Why Dealer Bond Renewals Get Delayed
- www.QUICKERBONDS.com

- Jan 20
- 2 min read

Dealer bond renewals are a critical requirement for maintaining an active motor vehicle dealer license. Unfortunately, many dealers run into renewal delays each year, putting their license, inventory sales, and business operations at risk. Understanding why these delays happen—and how to prevent them—can help you stay compliant and avoid unnecessary interruptions.
Waiting Too Long to Start the Renewal Process
One of the most common reasons dealer bond renewals get delayed is starting the process too close to the expiration date. Surety companies must review updated information annually, and last-minute submissions leave little room to resolve issues that may arise during underwriting.
Starting your renewal 30 to 45 days early allows time for review, approval, and proper state filing.
Credit or Financial Changes Since the Last Term
Dealer bonds are underwritten annually. If your credit score, financial profile, or business structure has changed since your last bond term, the surety may request additional documentation. This extra review can slow down approval if not addressed promptly.
Even small credit changes can trigger underwriting questions, so early renewal helps avoid surprises.
Outstanding Bond Claims or Compliance Issues
Unresolved bond claims, licensing violations, or disciplinary actions can delay bond renewal. Surety companies assess risk carefully, and any open issues must be reviewed before a bond can be renewed.
Addressing claims or compliance matters quickly and maintaining good standing with your licensing authority helps prevent delays.
Errors in State Filing Information
A bond may be approved, but renewal can still be delayed if incorrect information is submitted to the state. Common filing issues include:
Incorrect dealer name or business entity
Wrong license number
Incorrect bond amount
Filing with the wrong state agency
Any of these errors can result in rejection and require corrections before the bond is accepted.
Lapsed Bond Coverage
Allowing your bond to expire before renewal approval can cause serious problems. A lapse in coverage may lead to license suspension, administrative penalties, and additional reinstatement requirements.

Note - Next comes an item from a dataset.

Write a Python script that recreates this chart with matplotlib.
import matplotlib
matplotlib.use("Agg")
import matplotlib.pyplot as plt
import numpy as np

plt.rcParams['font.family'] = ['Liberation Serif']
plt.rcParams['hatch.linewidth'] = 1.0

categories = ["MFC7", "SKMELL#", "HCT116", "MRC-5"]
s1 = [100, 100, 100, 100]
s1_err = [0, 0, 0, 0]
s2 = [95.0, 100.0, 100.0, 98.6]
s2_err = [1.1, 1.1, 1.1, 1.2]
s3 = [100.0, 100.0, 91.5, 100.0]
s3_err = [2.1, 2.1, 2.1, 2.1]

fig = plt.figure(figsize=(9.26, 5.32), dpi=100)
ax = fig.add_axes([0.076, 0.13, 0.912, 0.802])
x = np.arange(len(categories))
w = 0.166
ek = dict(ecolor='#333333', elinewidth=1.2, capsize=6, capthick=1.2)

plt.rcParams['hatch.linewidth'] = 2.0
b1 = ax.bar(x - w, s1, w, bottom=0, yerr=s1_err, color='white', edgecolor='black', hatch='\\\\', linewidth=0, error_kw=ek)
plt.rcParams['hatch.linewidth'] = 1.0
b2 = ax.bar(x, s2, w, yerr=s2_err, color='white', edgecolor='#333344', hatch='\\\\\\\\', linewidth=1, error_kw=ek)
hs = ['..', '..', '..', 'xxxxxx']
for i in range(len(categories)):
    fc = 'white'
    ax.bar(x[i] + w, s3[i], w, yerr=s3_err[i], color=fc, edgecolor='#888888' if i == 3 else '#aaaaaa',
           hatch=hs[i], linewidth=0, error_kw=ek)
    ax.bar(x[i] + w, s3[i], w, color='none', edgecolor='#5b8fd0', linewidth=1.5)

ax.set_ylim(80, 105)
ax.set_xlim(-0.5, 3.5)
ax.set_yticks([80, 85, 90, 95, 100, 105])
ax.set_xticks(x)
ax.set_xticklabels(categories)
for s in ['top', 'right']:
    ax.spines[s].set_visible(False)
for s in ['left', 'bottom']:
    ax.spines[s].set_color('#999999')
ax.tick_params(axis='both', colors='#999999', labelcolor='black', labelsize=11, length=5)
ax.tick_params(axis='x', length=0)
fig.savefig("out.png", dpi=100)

Once a bond lapses, renewal becomes more complex and time-consuming.
Changes in Surety Market Requirements
Surety companies periodically update underwriting guidelines based on market conditions. What qualified easily last year may require more review this year, especially if industry risk factors increase. This can affect renewal timelines if dealers are not prepared.
How to Prevent Dealer Bond Renewal Delays
Most renewal delays are avoidable by taking proactive steps:
Start renewals 30–45 days before expiration
Keep financial and credit records current
Resolve claims or compliance issues promptly
Verify all dealer and license information before filing
Work with a bond specialist familiar with dealer regulations
Final Thoughts
Dealer bond renewals are not just a formality—they are essential to keeping your license active and your dealership open for business. Delays often happen due to timing issues, underwriting changes, or filing errors, but they can be avoided with early planning and the right bond partner.
Staying proactive ensures uninterrupted licensing, compliance, and peace of mind throughout the year.